Happy New Year 2023! While the world was still going through post pandemic recovery, the Russia -Ukraine war came as another blow. Like many other emerging economies, Bangladesh also faced substantial macroeconomic challenges due to external shocks. The cover article for this issue of Policy Insights provides a comprehensive analysis of the economy and focuses on the dynamics of inflation, current account deficit, and external debt in light of recent events. It offers several recommendations for taming imported inflation and restoring external balance.
Several other articles of this issue also focus on the recent macroeconomic developments. Inflationary pressure, balance of payments pressure and fiscal pressure are recognised as the primary causes of the recent macroeconomic instability in one article. It suggests that a combination of monetary policy, exchange rate policy and tax/expenditure policy measure is required to improve the efficacy of each instrument. Another article identifies the post- Covid crisis and Russia-Ukraine war as the main drivers for the ongoing price hikes in the domestic market and termed it as an imported inflation. Depreciation of taka against dollar, adopted to tackle BOP deficit has further increased import prices and hence cost of production, as it had a similar effect as import tariff hike. Therefore, lowering tariffs and removing Regulatory Duties can be effective measures to remedy the situation and also attract FDI to revitalise exports. In contrast, one article states that only relying on the exchange rate and keeping a constant rate of interest can exacerbate the current economic condition. To avoid that, the interest rate should be increased. In that way, the demand for credit will be lower, and eventually, the foreign reserve and current account crisis will be mitigated.
Another article explains why it is now crucial for the country to increase its revenue. Bangladesh has extremely constrained fiscal space, limiting its ability to spend adequately on health, education and social protection. Increasing macroeconomic resilience and propelling development following the LDC graduation requires generating more revenue from the domestic resources. This issue also includes an article on the need for affordable housing as rapid urbanisation is putting pressure on the housing situation in urban areas, resulting in informal housing, overcrowding and creation/expansion of slums. The article identifies the supply side and demand side factors that are inhibiting the growth of this potential sector at a pace fast enough to meet the growing demand. Ensuring affordable and green housing facilities for the emerging middle-class would require developing a coordinated ecosystem and government support.

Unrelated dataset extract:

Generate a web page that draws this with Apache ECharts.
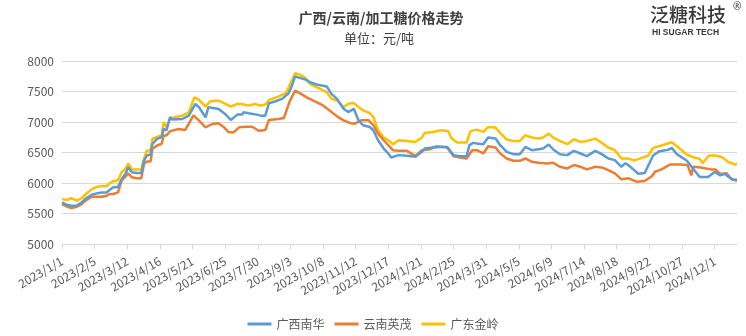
<!DOCTYPE html>
<html><head><meta charset="utf-8">
<script src="https://cdn.jsdelivr.net/npm/echarts@6/dist/echarts.min.js"></script>
<style>html,body{margin:0;padding:0;background:#fff}#c{width:746px;height:336px}</style>
</head><body><div id="c"></div>
<script>
// Start date and number of daily categories
var startDate = [2023, 1, 1];
var dayCount = 725;
var yTicks = [5000, 5500, 6000, 6500, 7000, 7500, 8000];
var seriesNames = ['广西南华', '云南英茂', '广东金岭'];

// 广西南华 (day offset from 2023/1/1, price)
var nanhuaDays = [0,5,10,16,21,26,32,37,43,48,51,55,60,64,68,71,75,80,85,88,91,95,97,102,107,109,112,116,118,129,136,143,147,154,157,168,175,181,188,193,195,200,209,213,218,222,229,236,243,246,250,255,262,266,273,284,289,295,302,307,313,318,323,330,334,339,345,350,353,361,370,379,386,389,398,406,413,420,427,434,437,441,445,452,457,465,470,477,484,491,497,504,511,516,522,527,534,542,549,556,563,572,579,586,593,600,604,607,614,618,625,634,641,650,654,659,670,677,684,693,700,706,711,715,720,724];
var nanhuaValues = [5681,5643,5626,5630,5681,5753,5808,5830,5846,5846,5885,5929,5929,6066,6148,6258,6176,6165,6165,6368,6451,6467,6643,6725,6753,6890,6863,7080,7040,7049,7104,7296,7242,7077,7242,7214,7132,7033,7121,7121,7159,7143,7121,7104,7104,7307,7340,7379,7472,7571,7745,7723,7690,7652,7614,7582,7462,7380,7217,7163,7217,7027,6946,6918,6864,6701,6565,6484,6418,6457,6446,6429,6511,6565,6582,6592,6592,6457,6440,6440,6620,6658,6647,6636,6745,6728,6620,6511,6473,6473,6592,6538,6554,6565,6630,6549,6473,6457,6527,6484,6440,6527,6473,6402,6375,6266,6321,6300,6207,6152,6163,6451,6522,6543,6576,6478,6370,6234,6098,6098,6180,6125,6152,6098,6054,6054];

// 云南英茂
var yingmaoDays = [0,5,10,16,21,26,32,37,43,48,51,55,60,64,68,71,75,80,85,88,91,95,97,102,107,109,112,116,118,125,132,141,147,154,161,168,173,179,184,190,197,204,211,218,222,232,238,241,244,250,255,262,269,280,287,295,302,309,314,321,329,334,339,345,350,355,361,370,379,386,395,402,413,420,427,434,440,445,452,457,465,470,477,484,491,497,504,511,520,527,534,542,549,556,563,572,579,586,593,600,608,616,625,633,636,643,652,663,671,675,677,685,696,701,706,713,718,724];
var yingmaoValues = [5654,5615,5588,5610,5654,5720,5775,5775,5775,5791,5819,5819,5846,6038,6104,6159,6093,6077,6077,6313,6352,6352,6560,6615,6643,6780,6780,6850,6857,6885,6868,7110,7022,6912,6967,6978,6923,6830,6830,6912,6923,6923,6857,6868,7033,7049,7066,7200,7330,7516,7473,7408,7353,7272,7190,7092,7027,6984,6973,7027,7027,6946,6810,6701,6620,6538,6527,6527,6440,6538,6554,6603,6582,6440,6418,6402,6538,6538,6484,6603,6582,6484,6402,6364,6364,6402,6348,6331,6321,6331,6266,6239,6294,6266,6223,6266,6255,6212,6158,6060,6076,6022,6033,6114,6185,6223,6304,6304,6294,6125,6266,6255,6223,6223,6147,6158,6060,6038];

// 广东金岭
var jinlingDays = [0,5,10,16,21,26,32,37,43,48,51,55,60,64,68,71,75,80,85,88,91,95,97,102,107,109,112,116,118,129,136,142,147,154,159,168,177,181,188,193,200,207,213,218,222,232,240,244,250,255,261,266,273,284,289,295,302,307,313,318,323,330,334,339,345,350,355,361,370,379,386,389,398,406,414,418,424,434,438,445,452,457,465,470,477,484,491,497,504,511,516,522,527,534,542,549,556,563,572,579,586,593,600,607,614,622,629,634,643,654,661,670,679,684,687,694,701,708,715,722,724];
var jinlingValues = [5740,5722,5750,5712,5750,5825,5900,5935,5950,5950,5995,6030,6045,6180,6231,6320,6225,6220,6220,6400,6533,6533,6725,6757,6785,7000,6915,7060,7066,7104,7159,7406,7362,7252,7340,7351,7285,7252,7296,7296,7269,7296,7269,7285,7362,7417,7472,7598,7799,7777,7723,7625,7571,7489,7380,7353,7245,7299,7310,7245,7190,7147,7082,6864,6745,6701,6636,6701,6690,6674,6745,6821,6837,6864,6853,6728,6663,6663,6850,6875,6837,6918,6908,6821,6712,6690,6690,6783,6745,6728,6745,6810,6745,6690,6636,6717,6674,6690,6728,6658,6582,6538,6402,6400,6370,6413,6451,6576,6614,6668,6587,6467,6413,6397,6326,6451,6451,6424,6342,6304,6310];

var colors = ['#5b9bd5', '#ed7d31', '#ffc000'];

var categories = [];
(function(){
  var base = Date.UTC(startDate[0], startDate[1]-1, startDate[2]);
  for (var i = 0; i < dayCount; i++) {
    var d = new Date(base + i*86400000);
    categories.push(d.getUTCFullYear() + '/' + (d.getUTCMonth()+1) + '/' + d.getUTCDate());
  }
})();
function pairs(days, vals){ return days.map(function(d,i){ return [d, vals[i]]; }); }

var chart = echarts.init(document.getElementById('c'), null, {renderer:'canvas'});
var font = '"Noto Sans CJK SC", "Noto Sans", sans-serif';
function mk(name, days, vals, c, z){
  return {name:name, type:'line', data:pairs(days, vals), showSymbol:false, symbol:'none',
    lineStyle:{width:2.5, color:c}, itemStyle:{color:c}, z:z, animation:false};
}
chart.setOption({
  animation:false,
  textStyle:{fontFamily:font},
  title:[
    {text:'广西/云南/加工糖价格走势', left:376, top:6, textAlign:'center',
      textStyle:{fontSize:14, fontWeight:'bold', color:'#404040', fontFamily:font}},
    {text:'单位：元/吨', left:374, top:27, textAlign:'center',
      textStyle:{fontSize:13, fontWeight:'normal', color:'#404040', fontFamily:font}}
  ],
  graphic:[
    {type:'text', left:650, top:5, style:{text:'泛糖科技', font:'500 19px "Noto Sans CJK SC"', fill:'#3a3a3a'}},
    {type:'text', left:733, top:2, style:{text:'®', font:'10px "Noto Sans"', fill:'#3a3a3a'}},
    {type:'text', left:652, top:28, style:{text:'HI SUGAR TECH', font:'bold 8.5px "Liberation Sans", Arial', fill:'#3a3a3a'}}
  ],
  legend:{bottom:1, left:'center', itemWidth:24, itemHeight:3, icon:'rect', itemGap:10,
    textStyle:{fontSize:12, color:'#595959', fontFamily:font},
    data:seriesNames},
  grid:{left:62, right:9, top:61, bottom:92, containLabel:false},
  xAxis:{type:'category', data:categories, boundaryGap:false,
    axisLine:{lineStyle:{color:'#d9d9d9', width:1}},
    axisTick:{show:true, interval:34, length:5, lineStyle:{color:'#d9d9d9'}},
    axisLabel:{interval:34, rotate:30, fontSize:12, color:'#595959', margin:16, fontFamily:font},
    splitLine:{show:false}},
  yAxis:{type:'value', min:yTicks[0], max:yTicks[yTicks.length-1], interval:500,
    axisLine:{show:false}, axisTick:{show:false},
    axisLabel:{fontSize:12, color:'#595959', margin:8, fontFamily:font, formatter:function(v){return String(v);}},
    splitLine:{lineStyle:{color:'#d9d9d9', width:1}}},
  series:[
    mk(seriesNames[0], nanhuaDays, nanhuaValues, colors[0], 3),
    mk(seriesNames[1], yingmaoDays, yingmaoValues, colors[1], 2),
    mk(seriesNames[2], jinlingDays, jinlingValues, colors[2], 1)
  ]
});
</script></body></html>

This issue’s concluding article evaluates Bangladesh’s marine fisheries growth prospects in light of the WTO agreement. Bangladesh may continue to receive subsidies for illegal, unreported, and unregulated (IUU) fishing, overfished stock fishing, and high seas fishing over the next two years. However, to catch more fish sustainably, it recommends employing non-subsidised measures like low-interest loans, duty-free marine fishing trawler imports, etc.